» Task statement
Output the material below in full, exactly as it is.

» Material
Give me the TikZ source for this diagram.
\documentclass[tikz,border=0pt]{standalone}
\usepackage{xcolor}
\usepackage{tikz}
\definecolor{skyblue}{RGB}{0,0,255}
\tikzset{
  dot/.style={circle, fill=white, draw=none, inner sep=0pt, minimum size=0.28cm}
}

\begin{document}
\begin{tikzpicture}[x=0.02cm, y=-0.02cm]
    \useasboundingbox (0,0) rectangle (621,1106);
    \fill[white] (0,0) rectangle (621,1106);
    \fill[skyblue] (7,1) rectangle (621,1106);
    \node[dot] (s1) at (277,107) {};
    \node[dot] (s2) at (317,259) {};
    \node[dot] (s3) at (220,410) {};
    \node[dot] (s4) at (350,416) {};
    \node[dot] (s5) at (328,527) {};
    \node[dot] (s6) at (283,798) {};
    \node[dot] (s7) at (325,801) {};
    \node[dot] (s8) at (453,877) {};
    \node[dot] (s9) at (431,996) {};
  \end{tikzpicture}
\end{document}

» The solution
Give me the TikZ source for this diagram.
\documentclass[tikz,border=0pt]{standalone}
\usepackage{xcolor}
\usepackage{tikz}
\definecolor{skyblue}{RGB}{0,0,255}
\tikzset{
  dot/.style={circle, fill=white, draw=none, inner sep=0pt, minimum size=0.28cm}
}

\begin{document}
\begin{tikzpicture}[x=0.02cm, y=-0.02cm]
    \useasboundingbox (0,0) rectangle (621,1106);
    \fill[white] (0,0) rectangle (621,1106);
    \fill[skyblue] (7,1) rectangle (621,1106);
    \node[dot] (s1) at (277,107) {};
    \node[dot] (s2) at (317,259) {};
    \node[dot] (s3) at (220,410) {};
    \node[dot] (s4) at (350,416) {};
    \node[dot] (s5) at (328,527) {};
    \node[dot] (s6) at (283,798) {};
    \node[dot] (s7) at (325,801) {};
    \node[dot] (s8) at (453,877) {};
    \node[dot] (s9) at (431,996) {};
  \end{tikzpicture}
\end{document}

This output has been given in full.